Jindal: They already tried the pandering token (Palin) and it still didn’t save their campaign. Not gonna happen. It not only didn’t save their campaign, they now have a raving lunatic with far more influence on their party than they could have ever anticipated.

Still, her looks should be gone in 10 years, tops, and then nobody will listen to her.

-Joe

“How’s that drilly-spilly thing working out for ya?”

There is a gambling site were you can bet on 2012 election. This market currently thinks Sarah Palin is 19% to be the nominee. (That seems ridiculously high, unless GOP decides election is lost anyway and goes for Palin as some kind of Machiavellian ploy.)

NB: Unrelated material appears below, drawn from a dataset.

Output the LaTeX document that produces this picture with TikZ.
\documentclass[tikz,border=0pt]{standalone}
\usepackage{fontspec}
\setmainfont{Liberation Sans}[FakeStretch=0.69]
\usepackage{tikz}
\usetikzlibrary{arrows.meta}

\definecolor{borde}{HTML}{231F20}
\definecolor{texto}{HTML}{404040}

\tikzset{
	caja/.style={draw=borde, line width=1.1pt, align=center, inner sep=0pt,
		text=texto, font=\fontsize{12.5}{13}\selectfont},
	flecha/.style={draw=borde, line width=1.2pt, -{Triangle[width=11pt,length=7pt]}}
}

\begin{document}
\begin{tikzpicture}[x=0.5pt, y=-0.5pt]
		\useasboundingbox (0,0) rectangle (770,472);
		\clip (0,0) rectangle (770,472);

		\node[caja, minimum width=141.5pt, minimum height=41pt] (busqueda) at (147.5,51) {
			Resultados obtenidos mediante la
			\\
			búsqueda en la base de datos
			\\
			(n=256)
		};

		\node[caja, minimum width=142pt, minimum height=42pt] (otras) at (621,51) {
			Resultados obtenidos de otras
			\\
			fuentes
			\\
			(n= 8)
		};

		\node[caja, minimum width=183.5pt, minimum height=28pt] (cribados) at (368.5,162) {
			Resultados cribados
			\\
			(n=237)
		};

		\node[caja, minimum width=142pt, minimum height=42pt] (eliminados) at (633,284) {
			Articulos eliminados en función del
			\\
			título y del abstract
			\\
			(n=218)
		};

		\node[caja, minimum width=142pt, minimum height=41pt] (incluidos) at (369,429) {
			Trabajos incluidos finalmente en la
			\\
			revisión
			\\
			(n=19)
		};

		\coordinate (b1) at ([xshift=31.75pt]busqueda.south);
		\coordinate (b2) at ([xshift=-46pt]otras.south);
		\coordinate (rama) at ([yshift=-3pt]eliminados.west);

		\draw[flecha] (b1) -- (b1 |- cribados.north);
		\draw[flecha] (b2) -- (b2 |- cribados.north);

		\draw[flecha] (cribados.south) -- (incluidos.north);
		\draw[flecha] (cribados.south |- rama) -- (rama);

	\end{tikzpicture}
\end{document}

From Intrade’s home page, I clicked “Most Traded Political” to get to the Palin quote. Others can be found via search, but I only did two:
Romney is 25%; Clinton for Demo is (bid 5%; ask 9%).

Another site has 2010 election contracts up, but it appears no 2012 yet.

And I agree, we have to see the tea party ridiculousness fail over the next 2 years, because he’s not ‘conservative’ enough, then I’d like to float another Mormon out there…

Jon Huntsman, Jr. Insanely popular as Utah governor, very centrist, and now serving as ambassador to China in Obama’s administration. I’m close to a card carrying pinko, and I voted for him in the Utah governor election.

He’s like-able and centrist, like Clinton without the sleaziness, and has a good business acumen (unlike Bush II). His time in China cannot hurt from a foreign policy standpoint.

He got the nomination in Utah, which is really conservative, and won the governors election by a landslide. Not a huge feat, because Republicans pretty much punch their own ticket into office around here, but he had a lot of crossover appeal, too.

Very winnable in the general election, the trick would be winning his own parties primaries.